Both Hiroshige and Akita have celebrated the moment where rock music reached a level of intensity that transcended ‘song.’ A regularly quoted line from Akita has him wanting to extend the “guitar smashing parts” of rock and prog, while Hiroshige once told writer and academic Alan Cummings that he wanted to form a band that stretched the moments where live rock performance “would pass beyond melodies and phrases into this intense, noisy sound” into an eternity. “I thought that would be the ultimate form of rock.” The result was a magnification of rock’s capacity for maximum sensory overload, focusing in on the split seconds where you’re lost to sound’s ability to psycho-actively erase time.
Through the eighties, Japanese noise gathered steam as key operatives like Merzbow and Hijokaidan self-released their music and tapped into a nascent experimental / industrial music scene worldwide, trading their work – often, and particularly for Merzbow, on cassette, a format which allowed for cheap and small-run reproduction, giving artists the chance to produce and distribute their material quickly, a responsiveness ideal for noise’s creative intensity.

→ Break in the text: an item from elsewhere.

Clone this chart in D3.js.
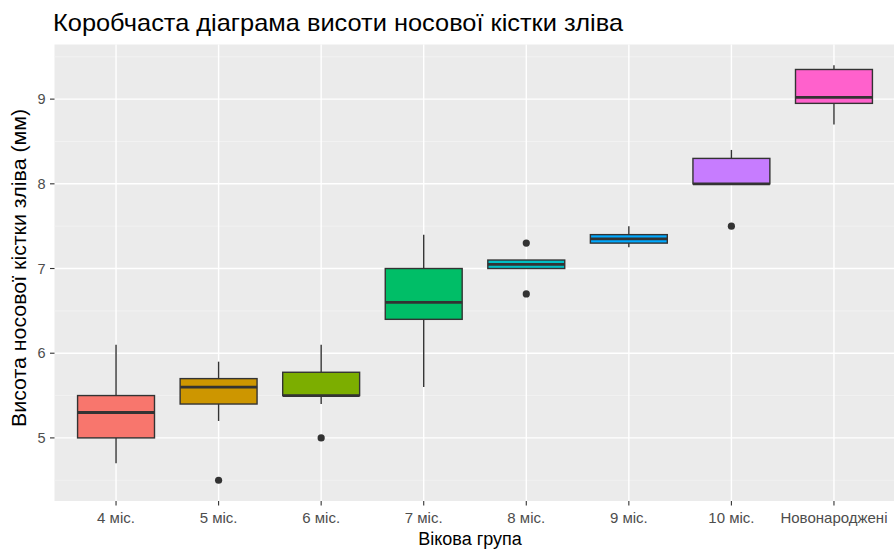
<!DOCTYPE html>
<html>
<head>
<meta charset="utf-8">
<script src="https://cdn.jsdelivr.net/npm/d3@7"></script>
<style>
  html, body { margin: 0; padding: 0; background: #ffffff; }
  svg { display: block; font-family: "Liberation Sans", Arial, sans-serif; }
</style>
</head>
<body>
<svg id="chart" width="894" height="552"></svg>
<script>
// Age groups and the five-number summaries of nasal bone height (mm)
const groups = ["4 міс.", "5 міс.", "6 міс.", "7 міс.", "8 міс.", "9 міс.", "10 міс.", "Новонароджені"];
const whiskerLow  = [4.7, 5.2, 5.4, 5.6, 7.0, 7.25, 8.0, 8.7];
const q1          = [5.0, 5.4, 5.5, 6.4, 7.0, 7.3, 8.0, 8.95];
const median      = [5.3, 5.6, 5.5, 6.6, 7.05, 7.35, 8.0, 9.02];
const q3          = [5.5, 5.7, 5.775, 7.0, 7.1, 7.4, 8.3, 9.35];
const whiskerHigh = [6.1, 5.9, 6.1, 7.4, 7.1, 7.5, 8.4, 9.4];
const outliers    = [[], [4.5], [5.0], [], [7.3, 6.7], [], [7.5], []];
const fills = ["#F8766D", "#CD9600", "#7CAE00", "#00BE67", "#00BFC4", "#00A9FF", "#C77CFF", "#FF61CC"];
const yTicks = [5, 6, 7, 8, 9];
const yMinor = [4.5, 5.5, 6.5, 7.5, 8.5, 9.5];

const svg = d3.select("#chart");
const panel = { left: 54.5, right: 895.5, top: 44.5, bottom: 501 };

// Discrete x positions with ggplot-style 0.6 expansion on each side
const x = d3.scalePoint()
  .domain(groups)
  .range([panel.left, panel.right])
  .padding(0.6);
const step = x.step();
const boxW = step * 0.75;

const y = d3.scaleLinear()
  .domain([4.255, 9.645])
  .range([panel.bottom, panel.top]);

const g = svg.append("g");

// Panel background
g.append("rect")
  .attr("x", panel.left).attr("y", panel.top)
  .attr("width", panel.right - panel.left)
  .attr("height", panel.bottom - panel.top)
  .attr("fill", "#EBEBEB");

// Grid lines
g.selectAll(".yminor").data(yMinor.filter(v => y(v) > panel.top && y(v) < panel.bottom)).enter()
  .append("line")
  .attr("x1", panel.left).attr("x2", panel.right)
  .attr("y1", d => y(d)).attr("y2", d => y(d))
  .attr("stroke", "#F5F5F5").attr("stroke-width", 0.7);
g.selectAll(".ymajor").data(yTicks).enter()
  .append("line")
  .attr("x1", panel.left).attr("x2", panel.right)
  .attr("y1", d => y(d)).attr("y2", d => y(d))
  .attr("stroke", "#FFFFFF").attr("stroke-width", 1.4);
g.selectAll(".xmajor").data(groups).enter()
  .append("line")
  .attr("x1", d => x(d)).attr("x2", d => x(d))
  .attr("y1", panel.top).attr("y2", panel.bottom)
  .attr("stroke", "#FFFFFF").attr("stroke-width", 1.4);

const ink = "#333333";

// Boxes
const boxes = g.selectAll(".box").data(groups).enter().append("g");

boxes.append("line")
  .attr("x1", d => x(d)).attr("x2", d => x(d))
  .attr("y1", (d, i) => y(q3[i])).attr("y2", (d, i) => y(whiskerHigh[i]))
  .attr("stroke", ink).attr("stroke-width", 1.4);
boxes.append("line")
  .attr("x1", d => x(d)).attr("x2", d => x(d))
  .attr("y1", (d, i) => y(q1[i])).attr("y2", (d, i) => y(whiskerLow[i]))
  .attr("stroke", ink).attr("stroke-width", 1.4);

boxes.append("rect")
  .attr("x", d => x(d) - boxW / 2)
  .attr("width", boxW)
  .attr("y", (d, i) => y(q3[i]))
  .attr("height", (d, i) => y(q1[i]) - y(q3[i]))
  .attr("fill", (d, i) => fills[i])
  .attr("stroke", ink).attr("stroke-width", 1.4);

boxes.append("line")
  .attr("x1", d => x(d) - boxW / 2).attr("x2", d => x(d) + boxW / 2)
  .attr("y1", (d, i) => y(median[i])).attr("y2", (d, i) => y(median[i]))
  .attr("stroke", ink).attr("stroke-width", 2.8);

// Outlying points
groups.forEach((grp, i) => {
  g.selectAll(null).data(outliers[i]).enter()
    .append("circle")
    .attr("cx", x(grp)).attr("cy", d => y(d))
    .attr("r", 3.6).attr("fill", ink);
});

// Y axis
const yAxis = g.append("g");
yAxis.selectAll("line").data(yTicks).enter().append("line")
  .attr("x1", panel.left - 4.5).attr("x2", panel.left)
  .attr("y1", d => y(d)).attr("y2", d => y(d))
  .attr("stroke", ink).attr("stroke-width", 1.1);
yAxis.selectAll("text").data(yTicks).enter().append("text")
  .attr("x", panel.left - 9).attr("y", d => y(d))
  .attr("dy", "0.36em")
  .attr("text-anchor", "end")
  .attr("font-size", 14.5).attr("fill", "#4D4D4D")
  .text(d => d3.format("d")(d));

// X axis
const xAxis = g.append("g");
xAxis.selectAll("line").data(groups).enter().append("line")
  .attr("x1", d => x(d)).attr("x2", d => x(d))
  .attr("y1", panel.bottom).attr("y2", panel.bottom + 4.5)
  .attr("stroke", ink).attr("stroke-width", 1.1);
xAxis.selectAll("text").data(groups).enter().append("text")
  .attr("x", d => x(d)).attr("y", 523)
  .attr("text-anchor", "middle")
  .attr("font-size", 15).attr("fill", "#4D4D4D")
  .text(d => d);

// Axis titles
svg.append("text")
  .attr("x", 470).attr("y", 545)
  .attr("text-anchor", "middle")
  .attr("font-size", 18).attr("fill", "#000")
  .text("Вікова група");

svg.append("text")
  .attr("transform", "translate(26, 268) rotate(-90)")
  .attr("text-anchor", "middle")
  .attr("font-size", 20).attr("fill", "#000")
  .attr("textLength", 318).attr("lengthAdjust", "spacingAndGlyphs")
  .text("Висота носової кістки зліва (мм)");

// Title
svg.append("text")
  .attr("x", 53).attr("y", 31)
  .attr("font-size", 24).attr("fill", "#000")
  .attr("textLength", 570).attr("lengthAdjust", "spacingAndGlyphs")
  .text("Коробчаста діаграма висоти носової кістки зліва");
</script>
</body>
</html>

Yamatsuka Eye formed his noise outfit, Hanatarash, in 1983 (he would later go on to helm Boredoms for several decades); Kazuyuki Kishino (aka KK Null) made his start in the early eighties; and by the end of that decade, there was a significant number of noise artists in Japan, such as Masonna, Incapacitants, and Violent Onsen Geisha.
The nineties were perhaps the most significant decade for the ‘first wave’ of Japanese noise, though: most of the recordings in this list date from that decade. It’s a significant decade for several reasons, among which is noise’s increased international visibility – Japanese noise was championed by figures such as Thurston Moore of Sonic Youth and John Zorn. This increase in cultural exchange meant that more was known about Japanese noise and its history, and this access to information, though doubtless riven by misunderstandings, painted a picture of a loosely connected web of artists with unique stories and interests. Incapacitants are bankers and government officials by day, noise artists by night; Merzbow’s Masami Akita was a researcher into fetish and erotic arts, though he is now an animal rights activist; Hijokaidan’s early gigs involved physically demanding performance art; Masonna’s live sets were short, sharp, intensely physical shocks of squealing, hyper-thrilling noise.
As for the releases themselves, well, deep listening reveals an incredible richness of experience and vividness of detail. Japanese noise seems to have an endless capacity for rejuvenation and reformation; some artists work in long-form, with deep explorations of the potential of a single idea or approach, while others favour cut-ups, rapid-fire montage, and mind-wrecking juxtaposition as their modus operandi. The latter work at a velocity that can be genuinely head-spinning, though one thing I’ve noticed, again and again, is the leisurely pace of development of much Japanese noise – there is indeed a kind of calm at the centre of these electrical storms of overloaded equipment. Noise often achieves a state of flow, where it pours out of the performer and their tools. At its best, it can be intensely sensuous, a kind of high-peak amplified ASMR.